*Aim*
Take the lines from the beginning of the material through the line containing "const si = [10, 17.6, 22, 25.4, 28.4, 36, 43];" and retype them exactly, leaving the pictures out.

*Data segment*
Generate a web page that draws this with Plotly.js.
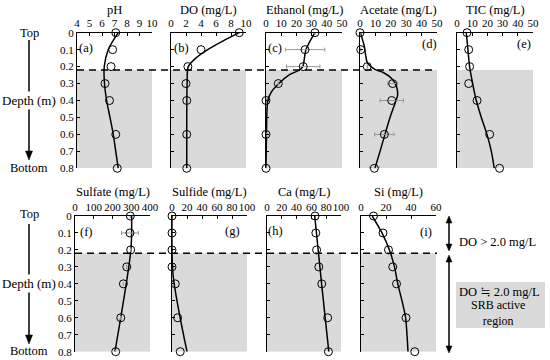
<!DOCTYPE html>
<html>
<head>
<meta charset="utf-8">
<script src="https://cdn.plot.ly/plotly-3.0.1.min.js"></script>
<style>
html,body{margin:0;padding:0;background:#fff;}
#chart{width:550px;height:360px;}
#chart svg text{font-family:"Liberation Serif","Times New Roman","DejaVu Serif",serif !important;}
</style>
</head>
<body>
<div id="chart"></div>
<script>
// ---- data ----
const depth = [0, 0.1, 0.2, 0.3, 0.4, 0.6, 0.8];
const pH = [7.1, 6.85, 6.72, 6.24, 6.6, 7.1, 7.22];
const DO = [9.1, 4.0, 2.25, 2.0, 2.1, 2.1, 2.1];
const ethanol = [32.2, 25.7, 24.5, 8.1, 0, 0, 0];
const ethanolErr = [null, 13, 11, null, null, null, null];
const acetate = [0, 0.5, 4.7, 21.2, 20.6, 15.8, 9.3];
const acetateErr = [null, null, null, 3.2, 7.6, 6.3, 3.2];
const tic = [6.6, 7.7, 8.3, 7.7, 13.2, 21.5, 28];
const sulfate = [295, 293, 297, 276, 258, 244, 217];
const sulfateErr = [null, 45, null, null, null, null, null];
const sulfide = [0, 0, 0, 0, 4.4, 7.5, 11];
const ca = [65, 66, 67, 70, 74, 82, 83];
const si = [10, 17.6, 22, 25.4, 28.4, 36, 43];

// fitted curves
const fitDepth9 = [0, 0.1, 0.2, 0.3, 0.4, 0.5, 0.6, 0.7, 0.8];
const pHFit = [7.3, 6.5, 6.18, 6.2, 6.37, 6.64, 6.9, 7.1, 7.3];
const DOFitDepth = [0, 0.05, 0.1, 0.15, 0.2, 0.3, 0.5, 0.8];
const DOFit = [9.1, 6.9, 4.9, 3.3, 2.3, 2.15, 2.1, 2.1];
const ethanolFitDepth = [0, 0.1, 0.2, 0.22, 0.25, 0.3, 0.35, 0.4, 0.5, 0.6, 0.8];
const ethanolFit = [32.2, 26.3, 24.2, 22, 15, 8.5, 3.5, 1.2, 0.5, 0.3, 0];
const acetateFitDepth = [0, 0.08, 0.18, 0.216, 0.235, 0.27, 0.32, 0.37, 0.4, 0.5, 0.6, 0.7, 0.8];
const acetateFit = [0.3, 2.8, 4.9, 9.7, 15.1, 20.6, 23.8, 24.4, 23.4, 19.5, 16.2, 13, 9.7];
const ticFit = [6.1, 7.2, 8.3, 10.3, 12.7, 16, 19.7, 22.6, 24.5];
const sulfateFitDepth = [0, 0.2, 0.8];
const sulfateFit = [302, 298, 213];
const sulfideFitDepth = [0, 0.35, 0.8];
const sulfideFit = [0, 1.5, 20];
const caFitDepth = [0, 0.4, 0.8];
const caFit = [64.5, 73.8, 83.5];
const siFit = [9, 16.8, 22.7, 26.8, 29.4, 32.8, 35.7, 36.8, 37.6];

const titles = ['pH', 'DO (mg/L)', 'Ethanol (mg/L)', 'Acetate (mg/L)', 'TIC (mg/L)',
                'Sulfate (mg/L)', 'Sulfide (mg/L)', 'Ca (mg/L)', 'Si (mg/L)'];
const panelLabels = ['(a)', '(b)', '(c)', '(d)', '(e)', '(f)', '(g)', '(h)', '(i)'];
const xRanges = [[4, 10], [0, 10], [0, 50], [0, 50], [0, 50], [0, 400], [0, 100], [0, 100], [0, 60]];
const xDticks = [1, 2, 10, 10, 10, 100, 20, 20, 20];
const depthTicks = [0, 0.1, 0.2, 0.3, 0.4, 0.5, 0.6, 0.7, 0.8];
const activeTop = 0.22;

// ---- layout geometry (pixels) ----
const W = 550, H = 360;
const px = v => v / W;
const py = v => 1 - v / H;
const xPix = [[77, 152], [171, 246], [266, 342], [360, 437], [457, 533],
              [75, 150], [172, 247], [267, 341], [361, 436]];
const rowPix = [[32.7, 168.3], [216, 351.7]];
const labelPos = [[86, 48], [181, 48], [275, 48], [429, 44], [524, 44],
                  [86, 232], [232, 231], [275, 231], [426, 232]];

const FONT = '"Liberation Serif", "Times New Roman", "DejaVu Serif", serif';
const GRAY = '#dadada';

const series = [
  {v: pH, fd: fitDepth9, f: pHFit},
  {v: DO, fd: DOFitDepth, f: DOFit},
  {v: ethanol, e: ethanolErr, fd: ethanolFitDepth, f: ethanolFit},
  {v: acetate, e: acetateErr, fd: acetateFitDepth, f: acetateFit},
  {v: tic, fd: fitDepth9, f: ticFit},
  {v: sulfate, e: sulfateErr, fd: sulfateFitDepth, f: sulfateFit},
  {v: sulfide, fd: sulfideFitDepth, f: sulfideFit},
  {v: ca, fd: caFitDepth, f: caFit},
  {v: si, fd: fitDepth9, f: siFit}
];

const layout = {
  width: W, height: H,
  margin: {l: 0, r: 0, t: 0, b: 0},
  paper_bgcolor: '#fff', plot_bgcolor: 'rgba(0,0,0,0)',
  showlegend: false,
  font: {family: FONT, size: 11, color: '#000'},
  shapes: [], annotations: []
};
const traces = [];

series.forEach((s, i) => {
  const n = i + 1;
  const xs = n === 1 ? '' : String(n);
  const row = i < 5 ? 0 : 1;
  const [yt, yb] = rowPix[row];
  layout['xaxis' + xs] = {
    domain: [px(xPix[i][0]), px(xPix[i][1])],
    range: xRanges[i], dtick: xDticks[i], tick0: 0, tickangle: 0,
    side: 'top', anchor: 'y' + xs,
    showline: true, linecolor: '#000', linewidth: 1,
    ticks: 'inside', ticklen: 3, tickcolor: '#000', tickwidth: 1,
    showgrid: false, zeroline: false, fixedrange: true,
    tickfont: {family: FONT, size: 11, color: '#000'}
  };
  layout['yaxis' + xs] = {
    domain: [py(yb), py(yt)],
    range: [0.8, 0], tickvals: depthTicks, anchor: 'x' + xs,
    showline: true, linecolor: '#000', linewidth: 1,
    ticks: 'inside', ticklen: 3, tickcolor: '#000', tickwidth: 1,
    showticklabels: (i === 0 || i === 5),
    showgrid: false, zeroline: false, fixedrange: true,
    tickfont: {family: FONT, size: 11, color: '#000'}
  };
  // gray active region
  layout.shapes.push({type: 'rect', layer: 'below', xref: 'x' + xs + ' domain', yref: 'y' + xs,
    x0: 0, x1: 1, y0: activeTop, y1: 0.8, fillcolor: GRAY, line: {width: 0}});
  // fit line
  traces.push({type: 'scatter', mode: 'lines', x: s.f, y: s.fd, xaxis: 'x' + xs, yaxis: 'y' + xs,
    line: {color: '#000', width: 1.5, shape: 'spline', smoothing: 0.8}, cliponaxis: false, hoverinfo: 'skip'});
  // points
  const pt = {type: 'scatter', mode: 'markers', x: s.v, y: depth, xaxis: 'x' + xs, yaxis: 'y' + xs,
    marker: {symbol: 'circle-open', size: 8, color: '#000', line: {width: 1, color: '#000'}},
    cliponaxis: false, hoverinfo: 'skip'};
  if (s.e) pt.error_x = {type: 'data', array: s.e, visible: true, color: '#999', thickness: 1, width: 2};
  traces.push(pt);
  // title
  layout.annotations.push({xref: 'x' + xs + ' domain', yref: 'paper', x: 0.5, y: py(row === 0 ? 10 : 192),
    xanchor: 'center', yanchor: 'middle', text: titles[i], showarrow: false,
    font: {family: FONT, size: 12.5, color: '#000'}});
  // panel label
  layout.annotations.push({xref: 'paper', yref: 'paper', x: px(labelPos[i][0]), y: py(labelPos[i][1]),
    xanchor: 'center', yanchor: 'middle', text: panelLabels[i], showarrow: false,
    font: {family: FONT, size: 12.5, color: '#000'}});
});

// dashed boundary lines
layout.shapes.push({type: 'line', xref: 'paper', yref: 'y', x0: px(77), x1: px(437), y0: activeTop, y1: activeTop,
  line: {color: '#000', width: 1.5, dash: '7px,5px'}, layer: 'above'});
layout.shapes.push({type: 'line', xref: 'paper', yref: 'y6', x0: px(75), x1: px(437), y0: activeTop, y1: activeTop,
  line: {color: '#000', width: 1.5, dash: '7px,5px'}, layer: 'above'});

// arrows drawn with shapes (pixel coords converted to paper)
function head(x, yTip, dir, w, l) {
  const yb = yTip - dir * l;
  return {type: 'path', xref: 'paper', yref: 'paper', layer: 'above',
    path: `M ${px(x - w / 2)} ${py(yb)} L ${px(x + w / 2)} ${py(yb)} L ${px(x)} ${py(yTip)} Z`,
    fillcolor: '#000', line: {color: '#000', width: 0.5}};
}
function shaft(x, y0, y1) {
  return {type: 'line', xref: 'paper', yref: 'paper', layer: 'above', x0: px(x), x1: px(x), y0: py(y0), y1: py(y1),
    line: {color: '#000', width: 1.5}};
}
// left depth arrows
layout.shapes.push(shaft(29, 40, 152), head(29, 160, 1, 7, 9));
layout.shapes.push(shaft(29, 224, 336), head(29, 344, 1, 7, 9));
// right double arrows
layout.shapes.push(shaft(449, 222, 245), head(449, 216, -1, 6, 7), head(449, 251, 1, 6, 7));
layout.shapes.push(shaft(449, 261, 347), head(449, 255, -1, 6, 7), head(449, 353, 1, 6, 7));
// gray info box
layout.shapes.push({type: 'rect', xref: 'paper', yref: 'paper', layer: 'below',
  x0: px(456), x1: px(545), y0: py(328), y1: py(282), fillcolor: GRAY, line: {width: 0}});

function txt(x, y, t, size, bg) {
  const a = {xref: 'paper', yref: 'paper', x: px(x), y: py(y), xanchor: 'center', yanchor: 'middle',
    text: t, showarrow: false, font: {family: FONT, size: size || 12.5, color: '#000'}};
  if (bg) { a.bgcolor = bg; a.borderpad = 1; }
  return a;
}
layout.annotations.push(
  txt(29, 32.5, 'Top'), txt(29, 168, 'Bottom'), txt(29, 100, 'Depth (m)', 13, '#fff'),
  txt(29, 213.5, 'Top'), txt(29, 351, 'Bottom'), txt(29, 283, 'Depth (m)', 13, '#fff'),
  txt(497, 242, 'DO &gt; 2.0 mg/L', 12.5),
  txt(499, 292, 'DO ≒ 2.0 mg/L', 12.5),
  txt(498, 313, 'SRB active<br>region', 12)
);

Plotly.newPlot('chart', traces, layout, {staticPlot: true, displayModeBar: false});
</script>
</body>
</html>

*The completed task*
Generate a web page that draws this with Plotly.js.
<!DOCTYPE html>
<html>
<head>
<meta charset="utf-8">
<script src="https://cdn.plot.ly/plotly-3.0.1.min.js"></script>
<style>
html,body{margin:0;padding:0;background:#fff;}
#chart{width:550px;height:360px;}
#chart svg text{font-family:"Liberation Serif","Times New Roman","DejaVu Serif",serif !important;}
</style>
</head>
<body>
<div id="chart"></div>
<script>
// ---- data ----
const depth = [0, 0.1, 0.2, 0.3, 0.4, 0.6, 0.8];
const pH = [7.1, 6.85, 6.72, 6.24, 6.6, 7.1, 7.22];
const DO = [9.1, 4.0, 2.25, 2.0, 2.1, 2.1, 2.1];
const ethanol = [32.2, 25.7, 24.5, 8.1, 0, 0, 0];
const ethanolErr = [null, 13, 11, null, null, null, null];
const acetate = [0, 0.5, 4.7, 21.2, 20.6, 15.8, 9.3];
const acetateErr = [null, null, null, 3.2, 7.6, 6.3, 3.2];
const tic = [6.6, 7.7, 8.3, 7.7, 13.2, 21.5, 28];
const sulfate = [295, 293, 297, 276, 258, 244, 217];
const sulfateErr = [null, 45, null, null, null, null, null];
const sulfide = [0, 0, 0, 0, 4.4, 7.5, 11];
const ca = [65, 66, 67, 70, 74, 82, 83];
const si = [10, 17.6, 22, 25.4, 28.4, 36, 43];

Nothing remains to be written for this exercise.